Les relations entre santé publique et économie sont certainement le plus gros casse-tête politique. On pourrait dire de façon laconique que ce qui est bon pour la santé est mauvais pour l’économie et vice versa.
Le domaine le plus caricatural est celui de l’agro-alimentaire. Le sucre a créé la plus irréductible des addictions et il est à l’origine de la majorité des maladies chroniques et coûteuses. L’obésité, en augmentant vertigineusement l’incidence de la prématurité et de ses handicaps, a bouleversé la trajectoire évolutionniste de notre espèce. Quel dirigeant risquerait d’amoindrir les filières tentaculaires du sucre ? Quel politique négligerait l’immédiateté du PIB au profit de l’avenir hypothétique des générations ?
Le rapport morbide entre automobile et sédentarité est du même ordre. Interdire l’automobile en ville mettrait en péril une industrie vitale pour notre économie. En cas de crise économique, on va jusqu’à offrir des primes pour l’achat d’un véhicule : souvenez-vous des pittoresques « jupettes » et « balladurettes ».
La suppression du tabac mettrait en faillite la pneumologie et la cardiologie, ferait vaciller la cancérologie et anéantirait cette industrie pourvoyeuse de richesse et principal soutien de l’industrie cinématographique. Les taxes sur le tabac, destinées à limiter la consommation, ont une hypocrisie plus méritoire que les taxes sur l’essence. Par ailleurs le tabac et l’automobile sont des libertés individuelles difficiles à restreindre malgré le nombre des victimes innocentes (600 000 morts annuelles par tabagisme passif et 1,5 million par la pollution urbaine).
Les citoyens eux-mêmes considèrent ces morts collatérales comme moins dramatiques en raison de leur caractère différé, comparées aux morts immédiates des épidémies. Ceci est pourtant inexact, depuis que la mortalité des pics de pollution se mesure avec une précision quotidienne, surtout chez les enfants, et que la réanimation diffère les morts infectieuses des séniors.
En bref, les 2,5 millions de morts annuelles évitables sont liées à des impératifs économiques ou à des filières intouchables.
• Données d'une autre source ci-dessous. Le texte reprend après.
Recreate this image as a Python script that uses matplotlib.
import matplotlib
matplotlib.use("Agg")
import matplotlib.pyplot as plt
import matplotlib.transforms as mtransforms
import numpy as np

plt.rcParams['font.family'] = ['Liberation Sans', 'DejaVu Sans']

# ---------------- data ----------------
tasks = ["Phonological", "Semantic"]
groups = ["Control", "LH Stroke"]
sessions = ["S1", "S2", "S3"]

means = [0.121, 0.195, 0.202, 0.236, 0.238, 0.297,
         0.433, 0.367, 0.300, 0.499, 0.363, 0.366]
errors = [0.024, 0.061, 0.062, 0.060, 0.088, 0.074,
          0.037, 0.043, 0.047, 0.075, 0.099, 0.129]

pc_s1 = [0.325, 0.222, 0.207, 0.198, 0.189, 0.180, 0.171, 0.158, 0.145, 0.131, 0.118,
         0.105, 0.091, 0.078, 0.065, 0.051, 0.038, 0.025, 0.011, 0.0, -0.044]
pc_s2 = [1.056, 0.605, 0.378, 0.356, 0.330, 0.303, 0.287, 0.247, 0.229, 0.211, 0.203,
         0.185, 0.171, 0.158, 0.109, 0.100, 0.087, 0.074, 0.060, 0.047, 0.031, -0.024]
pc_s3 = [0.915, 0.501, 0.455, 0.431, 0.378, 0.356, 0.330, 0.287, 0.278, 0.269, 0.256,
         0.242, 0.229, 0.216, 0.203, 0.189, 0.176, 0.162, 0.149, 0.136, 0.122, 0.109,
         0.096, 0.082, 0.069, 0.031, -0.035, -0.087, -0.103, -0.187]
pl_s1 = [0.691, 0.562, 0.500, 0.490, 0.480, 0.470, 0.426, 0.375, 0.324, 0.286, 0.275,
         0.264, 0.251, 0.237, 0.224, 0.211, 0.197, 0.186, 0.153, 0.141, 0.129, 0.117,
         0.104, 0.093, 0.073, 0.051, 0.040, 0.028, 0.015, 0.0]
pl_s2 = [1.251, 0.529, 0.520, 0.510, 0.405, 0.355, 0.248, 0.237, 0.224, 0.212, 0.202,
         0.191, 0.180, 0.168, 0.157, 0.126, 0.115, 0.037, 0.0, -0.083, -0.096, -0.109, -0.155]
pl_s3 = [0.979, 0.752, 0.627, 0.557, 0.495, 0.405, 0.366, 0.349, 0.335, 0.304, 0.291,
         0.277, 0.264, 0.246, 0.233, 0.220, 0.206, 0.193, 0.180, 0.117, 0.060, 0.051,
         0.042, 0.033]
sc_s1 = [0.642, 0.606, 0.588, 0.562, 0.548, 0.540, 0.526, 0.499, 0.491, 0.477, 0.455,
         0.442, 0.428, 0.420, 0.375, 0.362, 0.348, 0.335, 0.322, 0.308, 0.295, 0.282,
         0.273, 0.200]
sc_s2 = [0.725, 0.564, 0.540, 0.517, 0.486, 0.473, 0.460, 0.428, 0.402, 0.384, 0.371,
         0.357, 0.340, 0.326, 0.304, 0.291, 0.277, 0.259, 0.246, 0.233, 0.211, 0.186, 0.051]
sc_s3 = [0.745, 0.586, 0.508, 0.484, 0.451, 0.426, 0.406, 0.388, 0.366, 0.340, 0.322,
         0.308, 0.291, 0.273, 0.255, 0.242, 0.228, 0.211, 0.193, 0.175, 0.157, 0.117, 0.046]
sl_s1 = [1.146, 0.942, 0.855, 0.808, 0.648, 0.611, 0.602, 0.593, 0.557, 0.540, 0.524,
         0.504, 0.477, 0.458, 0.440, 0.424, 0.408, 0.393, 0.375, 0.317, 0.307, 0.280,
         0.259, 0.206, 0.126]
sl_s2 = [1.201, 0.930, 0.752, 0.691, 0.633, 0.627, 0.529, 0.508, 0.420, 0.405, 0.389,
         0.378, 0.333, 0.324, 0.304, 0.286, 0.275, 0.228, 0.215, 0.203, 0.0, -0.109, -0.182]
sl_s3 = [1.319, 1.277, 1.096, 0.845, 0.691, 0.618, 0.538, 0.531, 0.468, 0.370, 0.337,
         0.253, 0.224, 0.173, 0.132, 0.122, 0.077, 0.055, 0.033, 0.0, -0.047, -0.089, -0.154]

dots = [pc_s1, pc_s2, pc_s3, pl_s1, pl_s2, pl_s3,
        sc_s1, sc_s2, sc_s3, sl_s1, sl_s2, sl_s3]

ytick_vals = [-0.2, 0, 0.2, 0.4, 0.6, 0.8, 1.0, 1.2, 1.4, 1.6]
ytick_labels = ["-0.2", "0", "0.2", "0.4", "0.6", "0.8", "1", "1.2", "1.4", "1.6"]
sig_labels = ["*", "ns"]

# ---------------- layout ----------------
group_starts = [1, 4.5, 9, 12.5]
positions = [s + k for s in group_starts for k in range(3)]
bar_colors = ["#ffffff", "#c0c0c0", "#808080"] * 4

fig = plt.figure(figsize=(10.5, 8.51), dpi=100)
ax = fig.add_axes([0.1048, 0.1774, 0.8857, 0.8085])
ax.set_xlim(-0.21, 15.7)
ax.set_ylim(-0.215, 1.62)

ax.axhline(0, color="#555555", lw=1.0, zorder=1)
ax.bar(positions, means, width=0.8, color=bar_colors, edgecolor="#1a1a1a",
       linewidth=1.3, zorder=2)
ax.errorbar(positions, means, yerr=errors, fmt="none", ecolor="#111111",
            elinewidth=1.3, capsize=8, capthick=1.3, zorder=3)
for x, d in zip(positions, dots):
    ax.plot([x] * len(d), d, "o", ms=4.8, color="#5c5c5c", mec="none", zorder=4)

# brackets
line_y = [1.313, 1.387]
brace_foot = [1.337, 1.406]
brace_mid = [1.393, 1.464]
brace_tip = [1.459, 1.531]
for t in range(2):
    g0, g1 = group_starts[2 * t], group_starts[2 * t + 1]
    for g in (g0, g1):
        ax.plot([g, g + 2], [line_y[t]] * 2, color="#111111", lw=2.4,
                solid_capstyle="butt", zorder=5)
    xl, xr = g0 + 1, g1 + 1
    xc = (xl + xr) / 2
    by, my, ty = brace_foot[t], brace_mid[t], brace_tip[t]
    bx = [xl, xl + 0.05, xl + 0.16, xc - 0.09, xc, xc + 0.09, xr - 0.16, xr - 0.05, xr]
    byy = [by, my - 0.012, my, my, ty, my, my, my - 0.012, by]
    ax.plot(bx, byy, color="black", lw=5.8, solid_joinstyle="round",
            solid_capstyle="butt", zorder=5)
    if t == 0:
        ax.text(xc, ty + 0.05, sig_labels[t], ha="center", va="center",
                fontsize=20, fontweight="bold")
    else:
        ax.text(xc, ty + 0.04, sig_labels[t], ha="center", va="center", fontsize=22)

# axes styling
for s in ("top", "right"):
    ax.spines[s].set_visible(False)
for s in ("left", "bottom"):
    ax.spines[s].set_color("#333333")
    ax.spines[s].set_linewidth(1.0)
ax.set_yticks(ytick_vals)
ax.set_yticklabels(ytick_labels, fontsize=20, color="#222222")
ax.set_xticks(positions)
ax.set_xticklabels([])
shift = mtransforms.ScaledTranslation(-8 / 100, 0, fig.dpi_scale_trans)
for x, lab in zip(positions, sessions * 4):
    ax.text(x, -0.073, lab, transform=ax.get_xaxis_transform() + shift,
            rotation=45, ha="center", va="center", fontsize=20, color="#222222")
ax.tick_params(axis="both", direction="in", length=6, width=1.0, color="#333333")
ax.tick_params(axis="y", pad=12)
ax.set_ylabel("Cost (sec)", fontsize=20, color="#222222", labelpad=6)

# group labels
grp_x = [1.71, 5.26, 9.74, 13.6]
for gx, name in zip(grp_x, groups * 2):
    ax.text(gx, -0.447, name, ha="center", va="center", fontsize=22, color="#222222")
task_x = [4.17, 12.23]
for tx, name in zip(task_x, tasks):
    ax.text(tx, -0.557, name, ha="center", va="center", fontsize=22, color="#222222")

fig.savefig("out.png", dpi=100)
Il est important de préciser que 40% de ces morts concernent des personnes de moins de 65 ans, contrairement aux épidémies virales dont 90% des morts surviennent après 65 ans.
Sans vouloir absoudre nos dirigeants, je comprends que devant la réalité inextricable des faits, ils ne parviennent plus à concilier les impératifs économiques et sanitaires.
Paradoxalement, malgré leur moindre mortalité, seules les épidémies virales offrent l’occasion politique de faire passer ostensiblement l’économie au second plan derrière la santé. Cela est possible en raison de la « démesure infectieuse » : nous continuons, envers et contre toute évidence, à percevoir les maladies infectieuses comme toujours plus redoutables et plus meurtrières que les autres. Une forme de vice anthropologique, classique et confortable, qui permet de se défausser sur un ennemi extérieur.